Visit the Project Website

Abstract

Setting

The DICE system will be developed and validated in U.S. middle grades classrooms across a variety of U.S. geographic areas and urbanicities.

Sample

Across five different studies and data collection activities, the DICE project will engage over 5000 6th to 8th-grade students (the majority of whom will participate in large-scale administrations of the DICE to pilot and calibrate its items) and over 60 educators teaching grades 6–8.

Assessment

The DICE will assess five student misconceptions related to understandings of probability and chance. These are:

  1. The Conjunction Fallacy (the misconception that probabilities give the proportion of outcomes that will occur)
  2. The Outcome Approach (the misconception that later random events compensate for earlier ones)
  3. Availability Bias (the misconception that more trials increase the probability of certain outcomes)
  4. Representative Bias (the misconception that every sample of a population must be representative of that population)
  5. Equiprobability Bias (the misconception that all outcomes are equally likely)

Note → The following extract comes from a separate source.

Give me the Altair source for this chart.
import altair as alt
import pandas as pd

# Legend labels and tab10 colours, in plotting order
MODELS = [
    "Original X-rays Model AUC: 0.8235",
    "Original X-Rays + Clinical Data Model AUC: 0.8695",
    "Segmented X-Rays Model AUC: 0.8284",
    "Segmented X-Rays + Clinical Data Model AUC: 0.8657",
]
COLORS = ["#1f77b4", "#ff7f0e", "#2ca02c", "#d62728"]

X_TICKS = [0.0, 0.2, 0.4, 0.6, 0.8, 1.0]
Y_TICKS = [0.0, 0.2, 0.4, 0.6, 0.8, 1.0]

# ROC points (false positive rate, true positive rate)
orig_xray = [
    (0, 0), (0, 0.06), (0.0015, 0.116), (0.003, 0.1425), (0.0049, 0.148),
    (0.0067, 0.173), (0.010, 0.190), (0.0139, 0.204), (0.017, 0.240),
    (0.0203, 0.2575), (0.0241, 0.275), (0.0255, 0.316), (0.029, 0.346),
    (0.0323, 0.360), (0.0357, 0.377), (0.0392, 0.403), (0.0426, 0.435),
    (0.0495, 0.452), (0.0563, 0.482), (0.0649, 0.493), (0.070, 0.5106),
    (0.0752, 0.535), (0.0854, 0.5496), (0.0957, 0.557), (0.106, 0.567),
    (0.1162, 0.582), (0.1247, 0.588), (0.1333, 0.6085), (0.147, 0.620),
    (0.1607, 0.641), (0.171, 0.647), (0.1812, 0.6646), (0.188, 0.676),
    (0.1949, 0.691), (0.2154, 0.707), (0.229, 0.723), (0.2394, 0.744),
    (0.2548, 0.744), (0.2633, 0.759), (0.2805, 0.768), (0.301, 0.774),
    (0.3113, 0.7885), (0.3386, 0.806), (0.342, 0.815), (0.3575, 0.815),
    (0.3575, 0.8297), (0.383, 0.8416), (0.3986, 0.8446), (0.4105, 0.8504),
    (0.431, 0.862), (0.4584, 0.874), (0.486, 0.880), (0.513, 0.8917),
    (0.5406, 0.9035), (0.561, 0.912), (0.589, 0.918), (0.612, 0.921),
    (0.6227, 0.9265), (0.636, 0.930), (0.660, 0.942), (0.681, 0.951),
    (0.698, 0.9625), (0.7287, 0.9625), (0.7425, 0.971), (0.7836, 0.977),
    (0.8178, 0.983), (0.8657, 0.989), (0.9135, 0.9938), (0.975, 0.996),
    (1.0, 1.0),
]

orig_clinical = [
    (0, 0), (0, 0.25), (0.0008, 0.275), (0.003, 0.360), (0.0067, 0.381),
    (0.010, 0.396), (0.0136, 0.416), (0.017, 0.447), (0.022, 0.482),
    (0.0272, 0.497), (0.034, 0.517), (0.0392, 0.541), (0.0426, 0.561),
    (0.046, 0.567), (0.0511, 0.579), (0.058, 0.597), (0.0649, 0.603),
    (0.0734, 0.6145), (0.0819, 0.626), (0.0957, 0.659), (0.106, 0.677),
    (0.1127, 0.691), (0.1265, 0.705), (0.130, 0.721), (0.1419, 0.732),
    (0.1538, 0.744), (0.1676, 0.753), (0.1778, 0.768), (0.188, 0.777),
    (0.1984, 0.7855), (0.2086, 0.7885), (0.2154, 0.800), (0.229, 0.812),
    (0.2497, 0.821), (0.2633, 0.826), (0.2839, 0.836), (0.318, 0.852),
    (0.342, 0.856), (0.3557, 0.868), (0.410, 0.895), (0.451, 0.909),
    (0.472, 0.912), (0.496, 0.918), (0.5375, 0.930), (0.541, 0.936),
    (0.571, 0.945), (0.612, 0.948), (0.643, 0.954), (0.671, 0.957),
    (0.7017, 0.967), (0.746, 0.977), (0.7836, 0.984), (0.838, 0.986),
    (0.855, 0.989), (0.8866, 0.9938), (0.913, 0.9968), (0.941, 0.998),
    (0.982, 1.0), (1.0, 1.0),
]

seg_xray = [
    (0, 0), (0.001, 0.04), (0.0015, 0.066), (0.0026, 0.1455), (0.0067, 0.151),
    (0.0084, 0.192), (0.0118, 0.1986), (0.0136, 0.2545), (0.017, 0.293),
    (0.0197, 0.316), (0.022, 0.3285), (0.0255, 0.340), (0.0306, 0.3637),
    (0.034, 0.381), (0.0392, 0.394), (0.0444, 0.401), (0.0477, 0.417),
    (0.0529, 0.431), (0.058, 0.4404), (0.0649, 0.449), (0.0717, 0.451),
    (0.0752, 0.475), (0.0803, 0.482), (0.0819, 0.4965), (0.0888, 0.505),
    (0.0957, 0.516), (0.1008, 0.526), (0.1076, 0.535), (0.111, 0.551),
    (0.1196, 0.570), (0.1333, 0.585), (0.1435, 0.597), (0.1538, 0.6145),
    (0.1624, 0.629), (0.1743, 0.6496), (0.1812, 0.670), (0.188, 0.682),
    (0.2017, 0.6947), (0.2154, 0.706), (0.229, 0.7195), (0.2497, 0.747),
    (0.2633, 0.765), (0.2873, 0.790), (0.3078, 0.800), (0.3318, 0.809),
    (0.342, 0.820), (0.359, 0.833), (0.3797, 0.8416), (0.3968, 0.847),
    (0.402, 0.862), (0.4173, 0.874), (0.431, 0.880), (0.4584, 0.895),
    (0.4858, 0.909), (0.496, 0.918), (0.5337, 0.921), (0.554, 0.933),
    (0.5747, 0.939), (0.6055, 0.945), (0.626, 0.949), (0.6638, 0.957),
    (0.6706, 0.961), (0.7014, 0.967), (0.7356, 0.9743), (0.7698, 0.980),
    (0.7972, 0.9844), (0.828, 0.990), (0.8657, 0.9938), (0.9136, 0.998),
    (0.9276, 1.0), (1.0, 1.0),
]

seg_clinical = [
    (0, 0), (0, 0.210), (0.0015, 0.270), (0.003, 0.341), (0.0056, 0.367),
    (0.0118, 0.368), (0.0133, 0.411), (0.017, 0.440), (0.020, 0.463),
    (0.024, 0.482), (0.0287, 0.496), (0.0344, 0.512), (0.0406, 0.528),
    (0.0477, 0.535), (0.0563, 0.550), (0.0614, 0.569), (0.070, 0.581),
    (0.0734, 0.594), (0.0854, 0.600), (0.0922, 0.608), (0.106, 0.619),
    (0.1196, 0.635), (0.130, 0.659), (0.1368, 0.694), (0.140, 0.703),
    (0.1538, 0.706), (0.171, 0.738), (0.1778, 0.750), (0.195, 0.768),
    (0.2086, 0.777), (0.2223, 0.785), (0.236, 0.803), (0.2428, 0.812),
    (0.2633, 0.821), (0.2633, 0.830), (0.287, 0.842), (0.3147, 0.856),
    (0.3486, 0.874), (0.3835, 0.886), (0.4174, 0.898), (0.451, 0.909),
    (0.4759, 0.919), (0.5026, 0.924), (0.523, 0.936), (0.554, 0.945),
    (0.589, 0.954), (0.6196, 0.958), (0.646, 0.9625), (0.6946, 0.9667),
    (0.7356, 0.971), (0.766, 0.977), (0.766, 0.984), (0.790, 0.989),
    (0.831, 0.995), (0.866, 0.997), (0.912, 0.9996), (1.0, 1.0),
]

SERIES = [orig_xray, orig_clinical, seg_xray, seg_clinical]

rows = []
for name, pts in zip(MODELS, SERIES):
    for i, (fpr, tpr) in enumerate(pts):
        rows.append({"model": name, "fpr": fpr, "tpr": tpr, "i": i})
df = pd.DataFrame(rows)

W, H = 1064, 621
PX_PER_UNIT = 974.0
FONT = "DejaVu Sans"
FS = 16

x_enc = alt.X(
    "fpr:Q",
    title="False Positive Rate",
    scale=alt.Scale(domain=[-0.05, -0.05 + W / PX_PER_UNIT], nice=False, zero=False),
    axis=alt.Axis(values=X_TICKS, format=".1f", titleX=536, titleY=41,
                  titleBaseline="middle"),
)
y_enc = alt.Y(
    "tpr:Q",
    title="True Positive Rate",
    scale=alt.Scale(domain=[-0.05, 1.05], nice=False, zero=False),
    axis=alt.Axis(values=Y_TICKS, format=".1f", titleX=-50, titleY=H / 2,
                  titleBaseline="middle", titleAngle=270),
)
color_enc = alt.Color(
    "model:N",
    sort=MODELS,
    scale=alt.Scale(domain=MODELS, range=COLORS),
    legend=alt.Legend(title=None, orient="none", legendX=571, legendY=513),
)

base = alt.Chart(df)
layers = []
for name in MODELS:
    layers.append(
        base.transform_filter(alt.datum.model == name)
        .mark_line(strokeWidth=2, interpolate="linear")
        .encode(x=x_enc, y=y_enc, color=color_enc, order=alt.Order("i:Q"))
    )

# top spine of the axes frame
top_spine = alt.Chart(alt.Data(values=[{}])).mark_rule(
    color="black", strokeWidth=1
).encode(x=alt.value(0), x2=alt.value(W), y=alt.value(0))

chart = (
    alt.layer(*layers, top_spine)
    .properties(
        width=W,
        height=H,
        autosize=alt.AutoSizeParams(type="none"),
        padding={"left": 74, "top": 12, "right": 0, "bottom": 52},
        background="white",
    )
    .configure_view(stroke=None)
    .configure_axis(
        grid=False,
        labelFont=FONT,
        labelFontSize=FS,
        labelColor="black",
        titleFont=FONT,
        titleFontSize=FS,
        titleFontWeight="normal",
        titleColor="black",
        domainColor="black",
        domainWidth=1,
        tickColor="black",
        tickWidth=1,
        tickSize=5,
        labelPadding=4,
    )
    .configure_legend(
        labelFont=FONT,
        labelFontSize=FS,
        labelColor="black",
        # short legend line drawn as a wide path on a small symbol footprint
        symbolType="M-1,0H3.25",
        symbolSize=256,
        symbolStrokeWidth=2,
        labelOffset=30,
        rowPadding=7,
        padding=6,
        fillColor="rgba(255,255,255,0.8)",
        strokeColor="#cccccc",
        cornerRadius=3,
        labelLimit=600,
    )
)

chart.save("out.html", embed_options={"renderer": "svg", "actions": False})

To assess these misconceptions, the DICE will use selected response test questions with response options that specifically target or reflect certain misconceptions. Teacher feedback reports will produce student profiles reflecting the probability that individual students reason using each of the five misconceptions.

Research Design and Methods

Developing and validating the DICE will involve several studies and data collection activities. During the first year, the research team will develop approximately 75 assessment items, which will vary in their exact format and in which specific misconceptions they target. Once the items are developed the team will collect expert reviews from advisors and expert teachers, to both improve the items, and provide test content validity evidence. The team will also conduct in-depth cognitive labs (48 students) and innovative laboratory studies including eye-tracking and affective state detection (50 students), both to improve the items and to collect response process validity evidence. Once the items have been reviewed and revised, the team will conduct large-scale administrations of the DICE items in years 2 and 3 (2500 students each) to assess the items’ psychometric properties and provide internal validity evidence for the overall assessment. In years 2 and 3, the team will also conduct focus groups with approximately 50 practitioners who will assist in creating, critiquing, and revising the DICE feedback reports and interpretive guides. Finally, in years 3 and 4, the researchers will conduct two experimental studies (involving 12 teachers and 60 students) to collect external validity evidence to support claims that misconception diagnoses from the DICE are meaningful, coincide with expert diagnoses, and are sensitive to development and changes in probabilistic reasoning.

Control Condition

Due to the nature of this project, there is no control group.

Key Measures

The DICE itself is the primary measure used in this study. Other metrics include researcher-developed methods for analyzing eye-tracking data and identifying students’ affective states during cognitive labs, and for diagnosing misconceptions during the experimental studies in the final years of the project.

Data Analytic Strategy

Across their various studies and activities, the researchers will analyze results using a variety of methods, including qualitative and quantitative analyses, psychometric modeling with the Scaling Individuals and Classifying Misconceptions (SICM) model, and machine learning.